Fabiano’s friends also paid him respect throughout the evening as they reflected on his life. McKeon lauded his accomplishments as a local businessman, Mountain Top League coach, Sons of Italy president and veteran of the U.S. Navy’s Tin Can Sailors. But McKeon said that, even when taking time to discuss the many accomplishments in Fabiano’s life, the former chairman’s 40 years in West Orange politics cannot be overlooked.

“Mike really set the stage of what campaigning is in West Orange now,” McKeon said. “At the end of the day, it’s about knocking on the doors and about touching the people that we represent. There was nothing more that he emphasized to whoever he represented. And he just loved being part of that and being there with you and saying ‘Come on, five more houses.’”

Councilwoman Michelle Casalino also had stories to share, recalling how Fabiano would always joke around with her campaign manager John O’Connor while on the campaign trail for her first council race years ago. Both recognized him as someone who knew the value of the personal touch and embodied community involvement.

Fabiano indeed did know West Orange better than most, according to Council President Victor Cirilo. Cirilo said Fabiano seemed to know something about every resident, and that he represented an era from which modern politicians would do well to learn.

“It’s a throwback to when politics was a lot more personal,” Cirilo said. “It’s a different world (today).
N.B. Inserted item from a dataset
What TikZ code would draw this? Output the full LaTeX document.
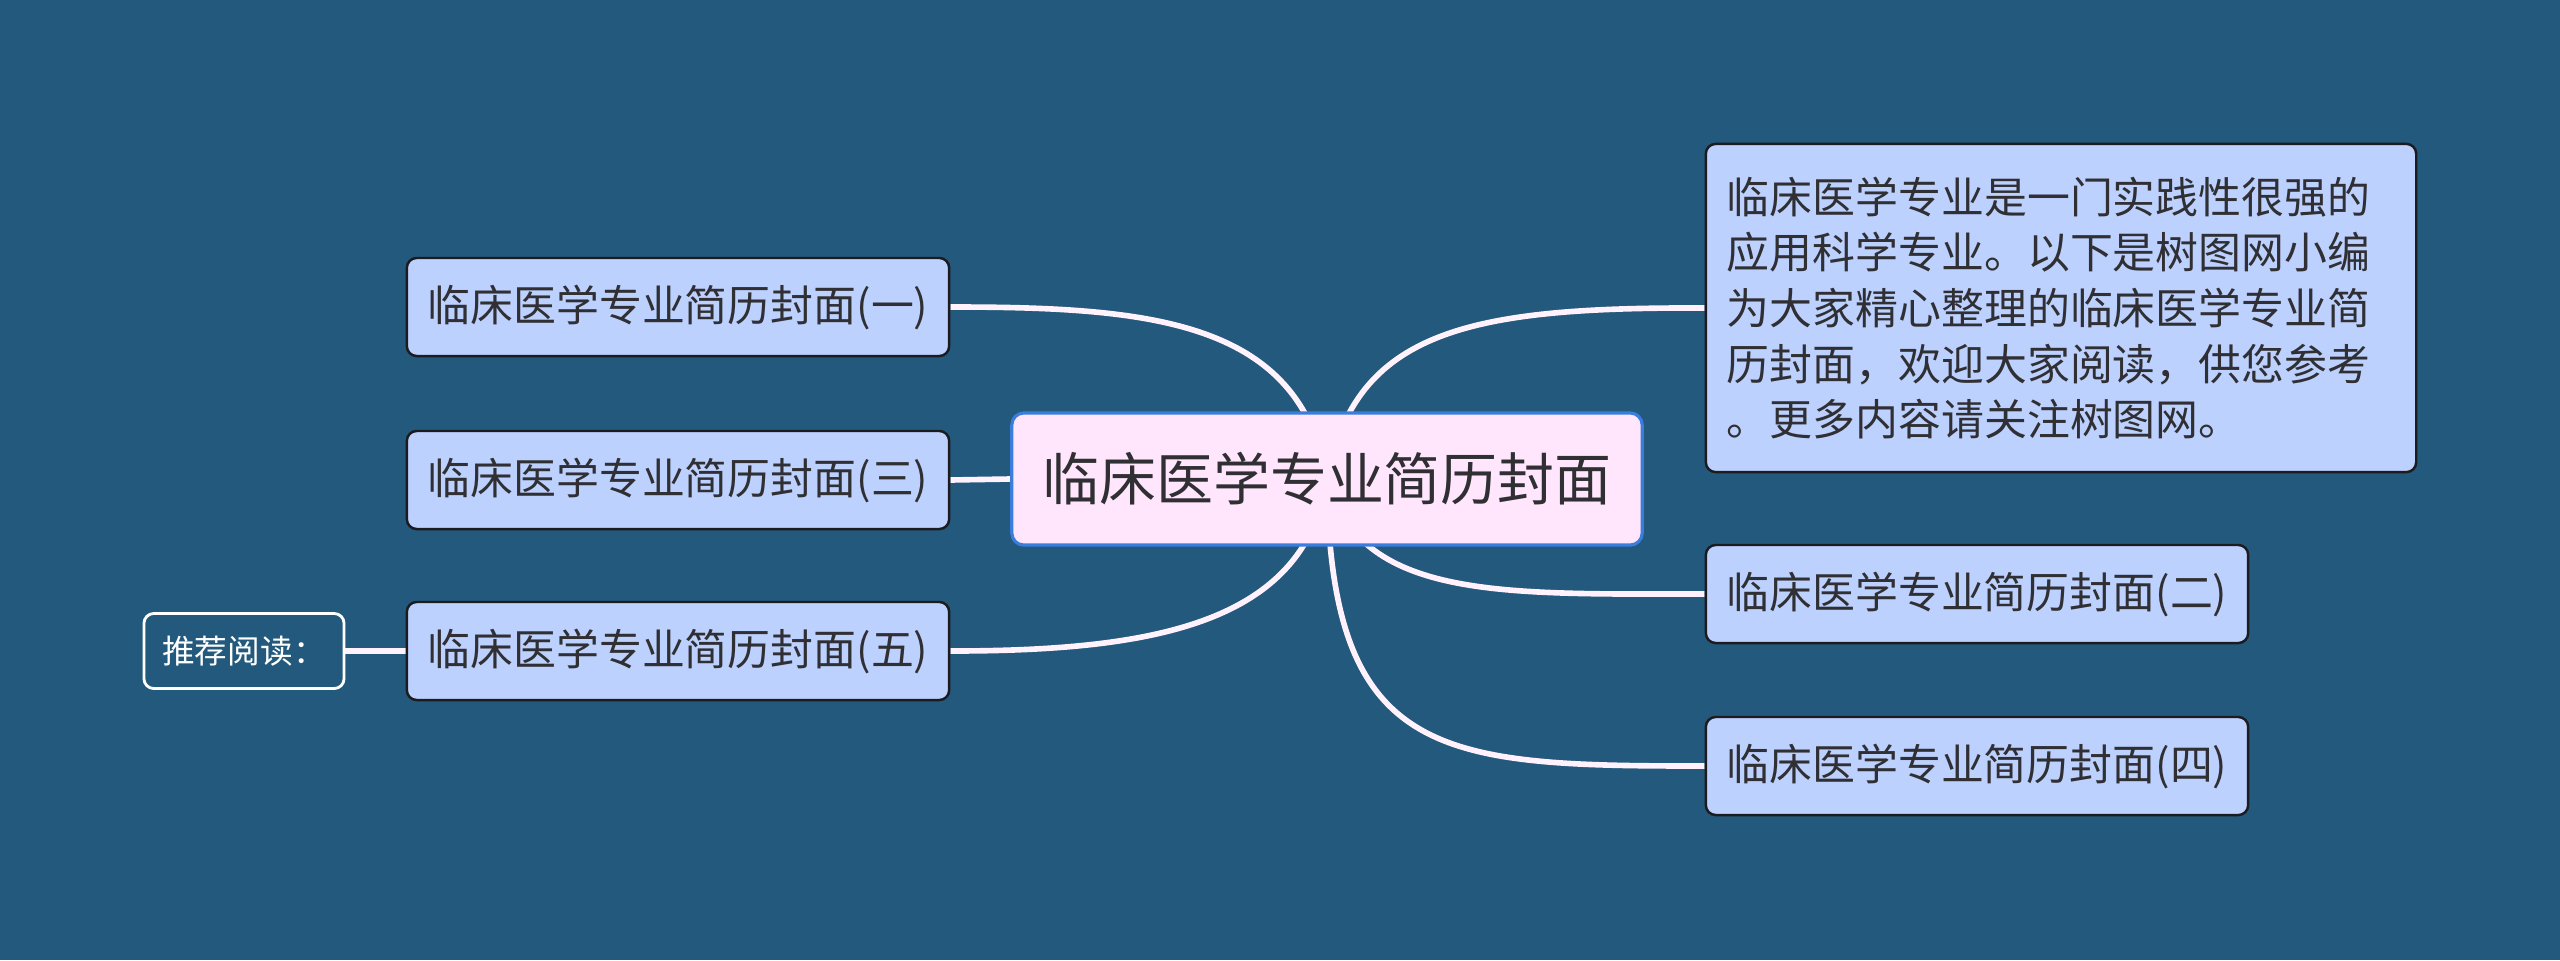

I was talking to someone this afternoon about the divisiveness and how different representation has become. Hopefully, through these types of conversations and remembrances and thinking about the way it used to be, we can go back and try to practice those values.”

Codey joked that he didn’t know what Fabiano would think if he were alive today to see Donald Trump as the president-elect, but said Fabiano was a good person who loved his family and cared more about people than about their political affiliations. Of course, he added, Fabiano also loved West Orange.

“Mike represented everything that’s good about being a citizen,” Codey said. “He worked hard all his life for himself, for his family and for his community.”